* Short problem: Give the material once more, word for word, without any images.

* Data extract:
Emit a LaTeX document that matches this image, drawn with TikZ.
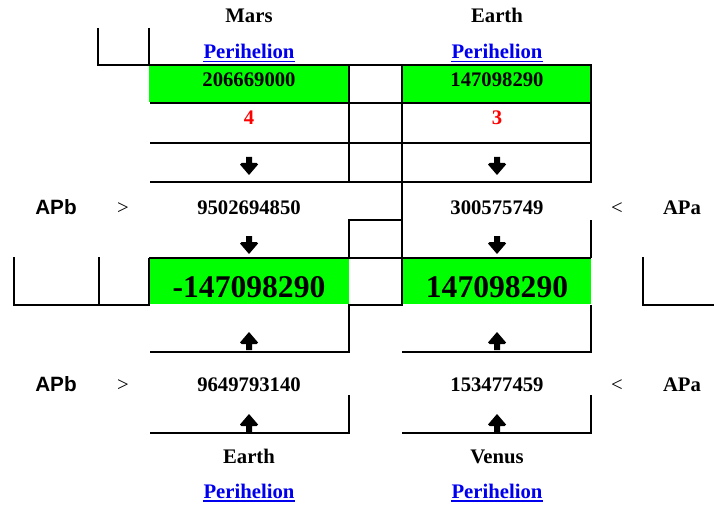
\documentclass[tikz,border=0pt]{standalone}
\usepackage{fontspec}
\setmainfont{Liberation Serif}
\newfontfamily\arialfont{Liberation Sans}
\definecolor{lgreen}{RGB}{0,255,0}
\definecolor{linkblue}{RGB}{0,0,238}
\definecolor{numred}{RGB}{255,0,0}
\tikzset{
  txt/.style={anchor=base,inner sep=0pt,font=\fontsize{20.7}{24}\selectfont\bfseries},
  bigtxt/.style={anchor=base,inner sep=0pt,font=\fontsize{31.6}{36}\selectfont\bfseries},
  reltxt/.style={anchor=base,inner sep=0pt,font=\fontsize{20.7}{24}\selectfont},
  sanslbl/.style={anchor=base,inner sep=0pt,font=\fontsize{20.7}{24}\selectfont\arialfont\bfseries},
  linktxt/.style={txt,text=linkblue},
  redtxt/.style={txt,text=numred},
  uline/.style={draw=linkblue,line width=1.6pt},
  rule/.style={draw=black,line width=2.5pt,line join=miter},
  greencell/.style={fill=lgreen,draw=none},
  downarr/.pic={\fill[black] (-3,0)--(3,0)--(3,6)--(7.5,6)--(9,7.5)--(0,18)--(-9,7.5)--(-7.5,6)--(-3,6)--cycle;}
}
\begin{document}
\begin{tikzpicture}[x=1pt,y=-1pt]
\useasboundingbox (0,0) rectangle (714,505);
% green cells
\fill[greencell] (149,66) rectangle (349,102);
\fill[greencell] (402,66) rectangle (591,102);
\fill[greencell] (150,259) rectangle (349,304);
\fill[greencell] (402,259) rectangle (591,304);
% table rules, top part
\draw[rule] (98,28) -- (98,65) -- (591,65) -- (591,182) -- (150,182);
\draw[rule] (149,28) -- (149,65);
\draw[rule] (349,65) -- (349,182);
\draw[rule] (150,103) -- (591,103);
\draw[rule] (150,143) -- (591,143);
\draw[rule] (402,65) -- (402,305) -- (349,305) -- (349,352) -- (150,352);
% middle part
\draw[rule] (402,220) -- (349,220) -- (349,258);
\draw[rule] (591,220) -- (591,258);
\draw[rule] (149,258) -- (591,258);
\draw[rule] (149,258) -- (149,305) -- (14,305) -- (14,257);
\draw[rule] (99,257) -- (99,305);
\draw[rule] (643,257) -- (643,305) -- (714,305);
% lower part
\draw[rule] (402,352) -- (591,352) -- (591,305);
\draw[rule] (150,433) -- (349,433) -- (349,395);
\draw[rule] (402,433) -- (591,433) -- (591,395);
% headings
\node[txt] (mars) at (249,23) {Mars};
\node[txt] (earthT) at (497,23) {Earth};
\node[linktxt] (p1) at (249,59) {Perihelion};
\node[linktxt] (p2) at (497,59) {Perihelion};
\draw[uline] ([yshift=-2.5pt]p1.base west) -- ([yshift=-2.5pt]p1.base east);
\draw[uline] ([yshift=-2.5pt]p2.base west) -- ([yshift=-2.5pt]p2.base east);
% first rows
\node[txt] (m1) at (249,87) {206669000};
\node[txt] (e1) at (497,87) {147098290};
\node[redtxt] (m2) at (249,125) {4};
\node[redtxt] (e2) at (497,125) {3};
\pic at (249,157) {downarr};
\pic at (497,157) {downarr};
% upper comparison row
\node[sanslbl] (apb1) at (56,214) {APb};
\node[reltxt] (gt1) at (123,214) {>};
\node[txt] (m3) at (249,214) {9502694850};
\node[txt] (e3) at (497,214) {300575749};
\node[reltxt] (lt1) at (617,214) {<};
\node[txt] (apa1) at (682,214) {APa};
\pic at (249,236) {downarr};
\pic at (497,236) {downarr};
% big values
\node[bigtxt] (mbig) at (249,297) {-147098290};
\node[bigtxt] (ebig) at (497,297) {147098290};
\pic[yscale=-1] at (249,350) {downarr};
\pic[yscale=-1] at (497,350) {downarr};
% lower comparison row
\node[sanslbl] (apb2) at (56,391) {APb};
\node[reltxt] (gt2) at (123,391) {>};
\node[txt] (m4) at (249,391) {9649793140};
\node[txt] (e4) at (497,391) {153477459};
\node[reltxt] (lt2) at (617,391) {<};
\node[txt] (apa2) at (682,391) {APa};
\pic[yscale=-1] at (249,432) {downarr};
\pic[yscale=-1] at (497,432) {downarr};
% bottom headings
\node[txt] (earthB) at (249,463) {Earth};
\node[txt] (venus) at (497,463) {Venus};
\node[linktxt] (p3) at (249,498) {Perihelion};
\node[linktxt] (p4) at (497,498) {Perihelion};
\draw[uline] ([yshift=-3pt]p3.base west) -- ([yshift=-3pt]p3.base east);
\draw[uline] ([yshift=-3pt]p4.base west) -- ([yshift=-3pt]p4.base east);
\end{tikzpicture}
\end{document}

* Expected output:
Emit a LaTeX document that matches this image, drawn with TikZ.
\documentclass[tikz,border=0pt]{standalone}
\usepackage{fontspec}
\setmainfont{Liberation Serif}
\newfontfamily\arialfont{Liberation Sans}
\definecolor{lgreen}{RGB}{0,255,0}
\definecolor{linkblue}{RGB}{0,0,238}
\definecolor{numred}{RGB}{255,0,0}
\tikzset{
  txt/.style={anchor=base,inner sep=0pt,font=\fontsize{20.7}{24}\selectfont\bfseries},
  bigtxt/.style={anchor=base,inner sep=0pt,font=\fontsize{31.6}{36}\selectfont\bfseries},
  reltxt/.style={anchor=base,inner sep=0pt,font=\fontsize{20.7}{24}\selectfont},
  sanslbl/.style={anchor=base,inner sep=0pt,font=\fontsize{20.7}{24}\selectfont\arialfont\bfseries},
  linktxt/.style={txt,text=linkblue},
  redtxt/.style={txt,text=numred},
  uline/.style={draw=linkblue,line width=1.6pt},
  rule/.style={draw=black,line width=2.5pt,line join=miter},
  greencell/.style={fill=lgreen,draw=none},
  downarr/.pic={\fill[black] (-3,0)--(3,0)--(3,6)--(7.5,6)--(9,7.5)--(0,18)--(-9,7.5)--(-7.5,6)--(-3,6)--cycle;}
}
\begin{document}
\begin{tikzpicture}[x=1pt,y=-1pt]
\useasboundingbox (0,0) rectangle (714,505);
% green cells
\fill[greencell] (149,66) rectangle (349,102);
\fill[greencell] (402,66) rectangle (591,102);
\fill[greencell] (150,259) rectangle (349,304);
\fill[greencell] (402,259) rectangle (591,304);
% table rules, top part
\draw[rule] (98,28) -- (98,65) -- (591,65) -- (591,182) -- (150,182);
\draw[rule] (149,28) -- (149,65);
\draw[rule] (349,65) -- (349,182);
\draw[rule] (150,103) -- (591,103);
\draw[rule] (150,143) -- (591,143);
\draw[rule] (402,65) -- (402,305) -- (349,305) -- (349,352) -- (150,352);
% middle part
\draw[rule] (402,220) -- (349,220) -- (349,258);
\draw[rule] (591,220) -- (591,258);
\draw[rule] (149,258) -- (591,258);
\draw[rule] (149,258) -- (149,305) -- (14,305) -- (14,257);
\draw[rule] (99,257) -- (99,305);
\draw[rule] (643,257) -- (643,305) -- (714,305);
% lower part
\draw[rule] (402,352) -- (591,352) -- (591,305);
\draw[rule] (150,433) -- (349,433) -- (349,395);
\draw[rule] (402,433) -- (591,433) -- (591,395);
% headings
\node[txt] (mars) at (249,23) {Mars};
\node[txt] (earthT) at (497,23) {Earth};
\node[linktxt] (p1) at (249,59) {Perihelion};
\node[linktxt] (p2) at (497,59) {Perihelion};
\draw[uline] ([yshift=-2.5pt]p1.base west) -- ([yshift=-2.5pt]p1.base east);
\draw[uline] ([yshift=-2.5pt]p2.base west) -- ([yshift=-2.5pt]p2.base east);
% first rows
\node[txt] (m1) at (249,87) {206669000};
\node[txt] (e1) at (497,87) {147098290};
\node[redtxt] (m2) at (249,125) {4};
\node[redtxt] (e2) at (497,125) {3};
\pic at (249,157) {downarr};
\pic at (497,157) {downarr};
% upper comparison row
\node[sanslbl] (apb1) at (56,214) {APb};
\node[reltxt] (gt1) at (123,214) {>};
\node[txt] (m3) at (249,214) {9502694850};
\node[txt] (e3) at (497,214) {300575749};
\node[reltxt] (lt1) at (617,214) {<};
\node[txt] (apa1) at (682,214) {APa};
\pic at (249,236) {downarr};
\pic at (497,236) {downarr};
% big values
\node[bigtxt] (mbig) at (249,297) {-147098290};
\node[bigtxt] (ebig) at (497,297) {147098290};
\pic[yscale=-1] at (249,350) {downarr};
\pic[yscale=-1] at (497,350) {downarr};
% lower comparison row
\node[sanslbl] (apb2) at (56,391) {APb};
\node[reltxt] (gt2) at (123,391) {>};
\node[txt] (m4) at (249,391) {9649793140};
\node[txt] (e4) at (497,391) {153477459};
\node[reltxt] (lt2) at (617,391) {<};
\node[txt] (apa2) at (682,391) {APa};
\pic[yscale=-1] at (249,432) {downarr};
\pic[yscale=-1] at (497,432) {downarr};
% bottom headings
\node[txt] (earthB) at (249,463) {Earth};
\node[txt] (venus) at (497,463) {Venus};
\node[linktxt] (p3) at (249,498) {Perihelion};
\node[linktxt] (p4) at (497,498) {Perihelion};
\draw[uline] ([yshift=-3pt]p3.base west) -- ([yshift=-3pt]p3.base east);
\draw[uline] ([yshift=-3pt]p4.base west) -- ([yshift=-3pt]p4.base east);
\end{tikzpicture}
\end{document}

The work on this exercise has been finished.